‘Bath salt’ seizures in Hong Kong increase sixfold as traffickers try to send drug to United States
Government source says more drugs are being sent from mainland China through city by post or as express parcels to avoid detection
Seizures of cheap substitutes for traditional drugs known as “bath salts” have surged more than sixfold year-on-year in the first four months of this year, as traffickers tried to smuggle the synthetic drug from the mainland to the United States through the city.
According to the latest figures obtained by the Post, customs officers netted 147kg of “bath salts” – properly known as synthetic cathinone – between January and April this year and arrested one person. This compares to 23kg seized in the same period last year with no arrests.
The haul in the first four months accounted for more than 77 per cent of “bath salt” seizures in the whole of 2016.

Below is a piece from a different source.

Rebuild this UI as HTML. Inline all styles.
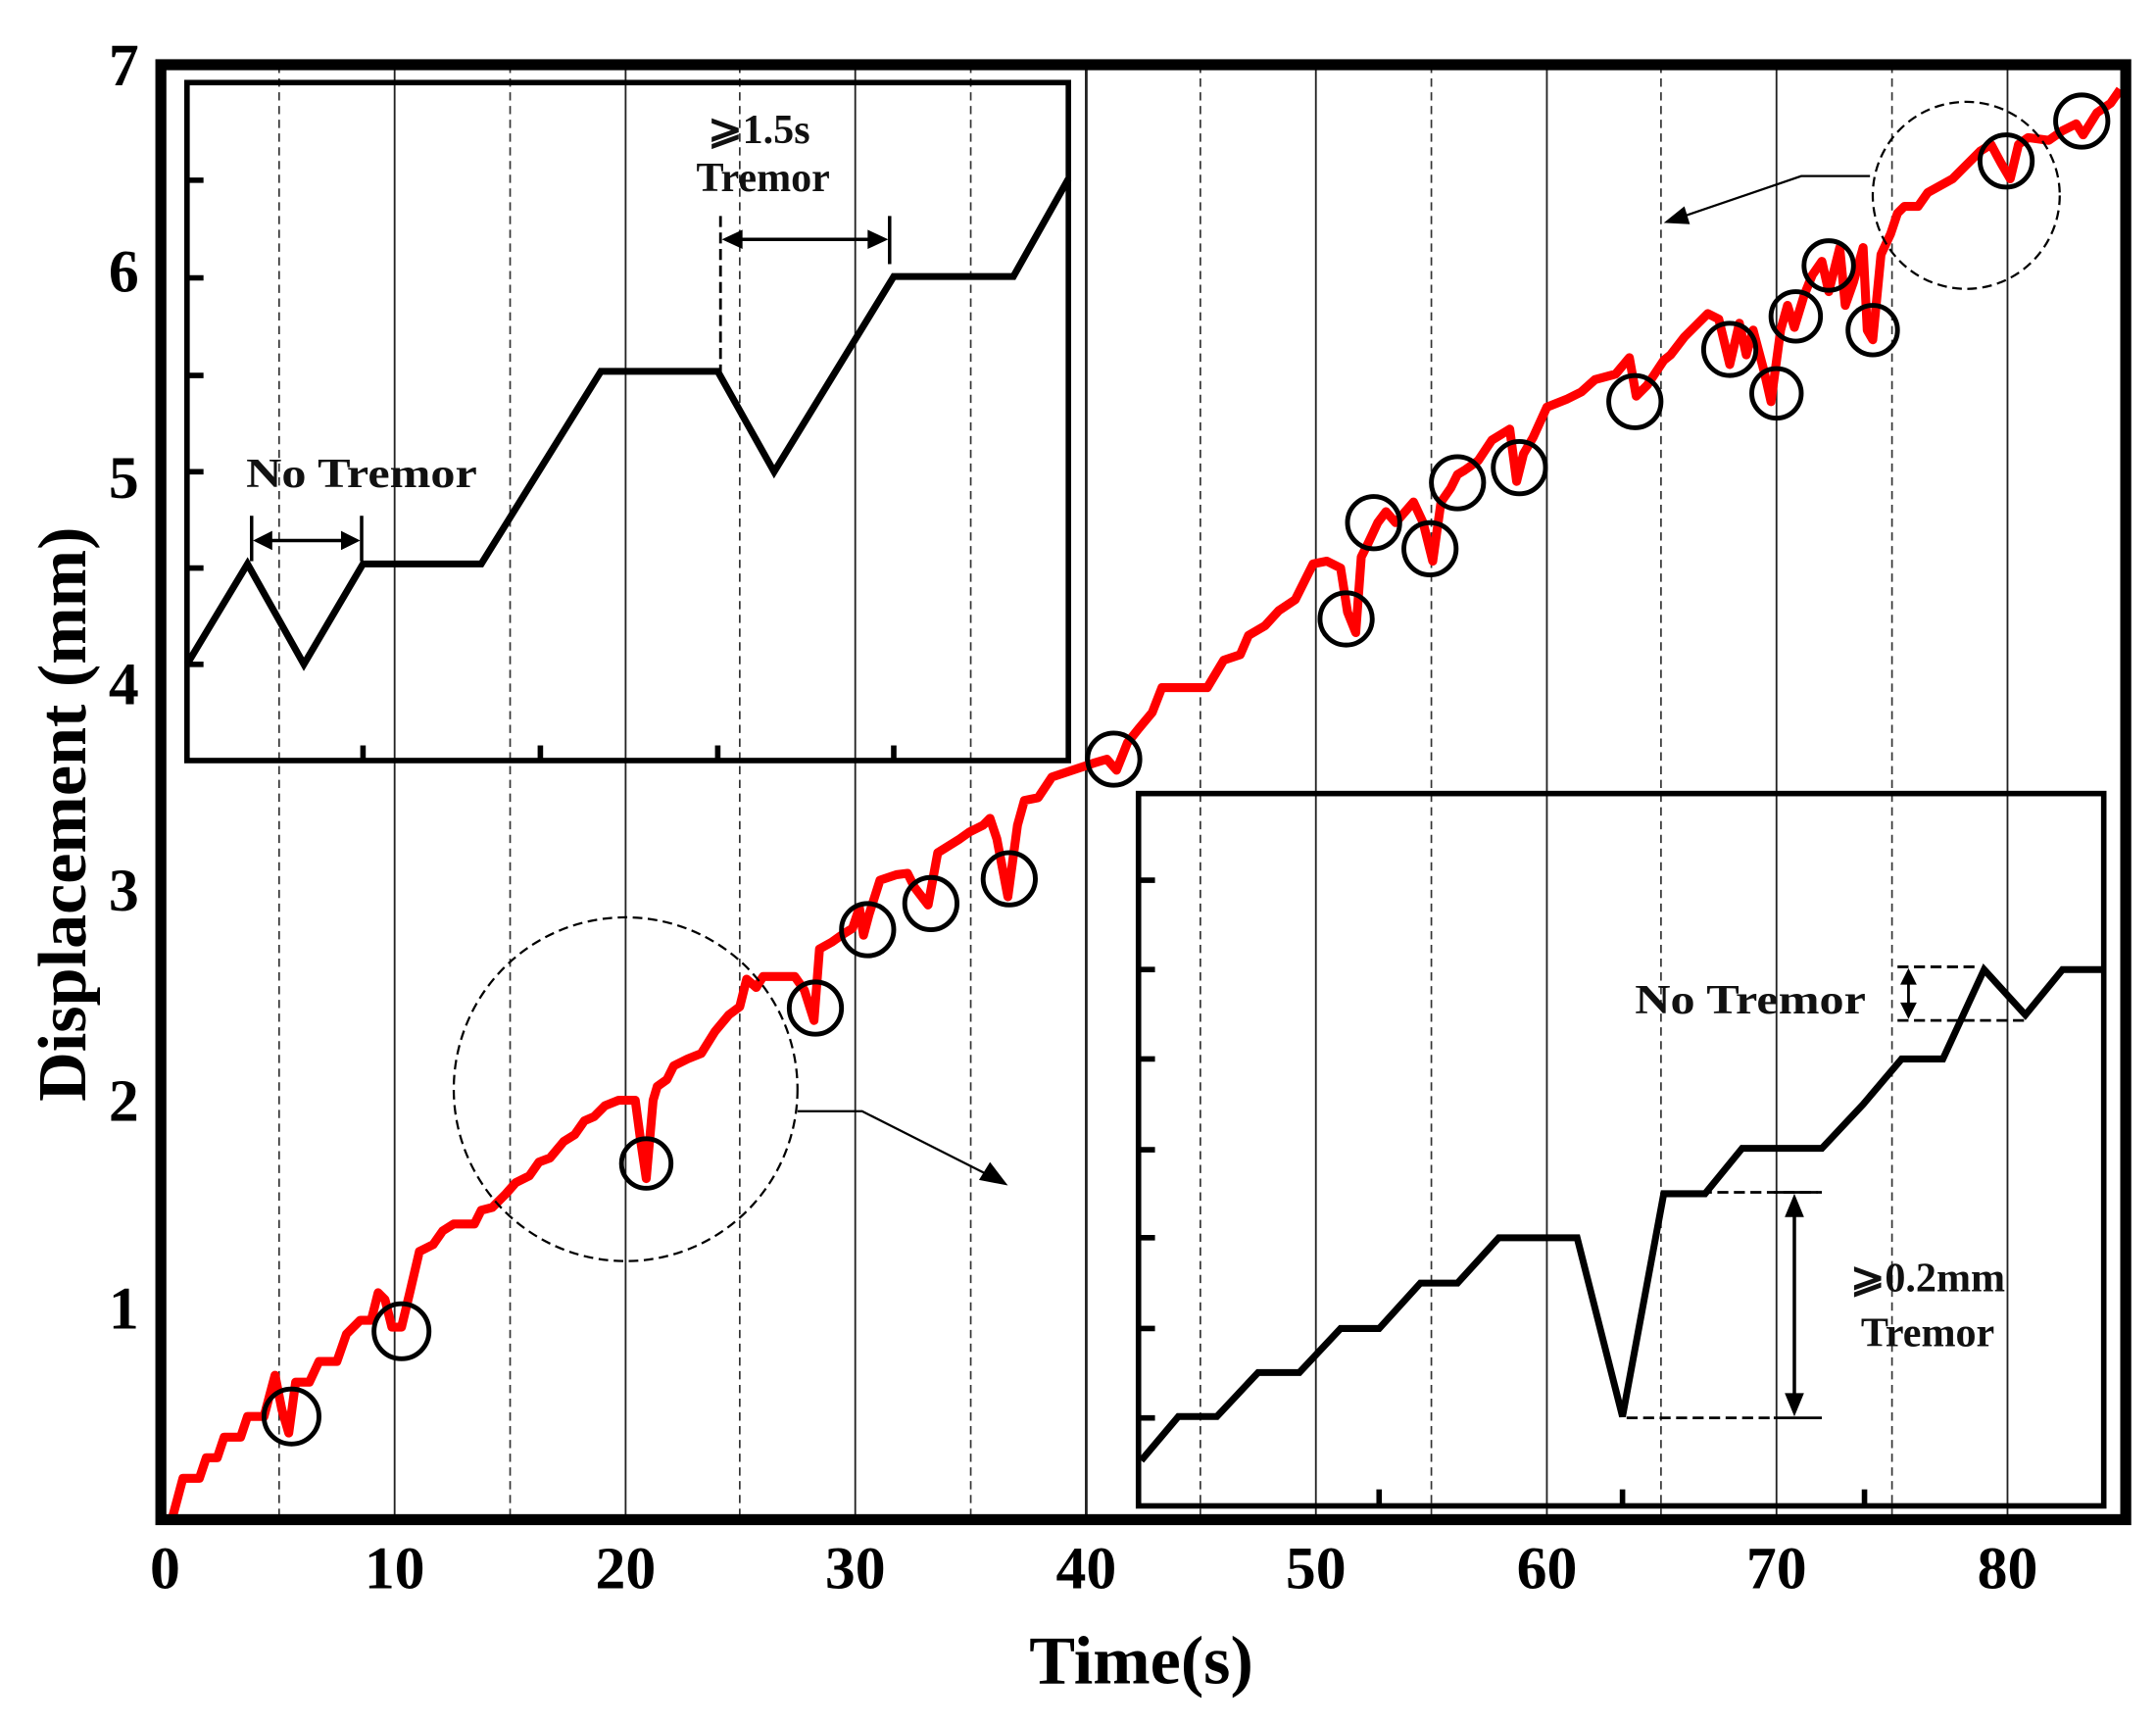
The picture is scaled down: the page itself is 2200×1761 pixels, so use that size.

A 59kg haul in March marked the biggest case this year. The drugs were concealed in a number of air parcels destined for the US, where the drugs became popular in 2011.
The surge came after the Security Bureau warned about new types of drugs coming into the city over the past year. But the authorities stressed the seized drugs were not intended for local use and saw no such trend developing.
Derivatives of cathinone – a substance developed from the khat plant which has been chewed as a mild stimulant in the Middle East for centuries– act as central nervous system stimulants that can cause euphoria, elevated moods, hallucination, memory problems and extremely erratic behaviour.
A government source said consumption of new psychoactive substances had become a new global trend because of the low production cost.
“[They] are chemically engineered by copying the chemical structures of traditional drugs. It is easy and cheap to produce in massive quantities, especially on the mainland,” the insider said.
“‘Bath salts’ are marketed as cheap substitutes for controlled stimulants such as Ice and cocaine. Cocaine is 7.5 times more expensive than ‘bath salts’.”
A pharmacist warned about the health hazards from taking cheap designer drugs as they were highly addictive and potent.
“Although ‘bath salts’ give the same mental sensations as Ice and cocaine, they also cause high blood pressure, heart problems, dehydration and kidney failure,” Society of Hospital Pharmacists president William Chui Chun-ming said.
A spokesman for the Customs and Excise Department said “bath salts” and gamma-butyrolactone, the raw ingredient of date-rape drugs, were the most common types of new psychoactive substances discovered in Hong Kong. They were mainly seized from postal and express packets transiting through Hong Kong.
The source added many of the “bath salts” were smuggled into the city from the mainland before being exported overseas.
“Parcel delivery is the common mode of drug trafficking as drug dealers want to evade arrest and avoid detection,” the source continued, adding it was very rare to find “bath salts” in the local market.
According to the United Nations Office on Drugs and Crime, global seizures of “bath salts” have been increasing since they were first reported in 2010. Seizures tripled between 2013 and 2014, reaching 1.3 tons.
Local customs officers seized 190kg of “bath salts” and 360kg of gamma-butyrolactone in 2016. These two drugs accounted for 45 per cent of total drug seizures last year.
In 2015, authorities netted 123.5kg of “bath salts” and 140kg of gamma-butyrolactone. None of the latter was found in the first four months of this year.
Security minister Lai Tung-kwok said in February that these drugs were controlled under the Dangerous Drugs Ordinance and that the government would monitor the situation closely, although there were no indications of their use in Hong Kong.
Anyone who traffics, sells or gives away dangerous drugs is liable to imprisonment for life and a fine of HK$5 million.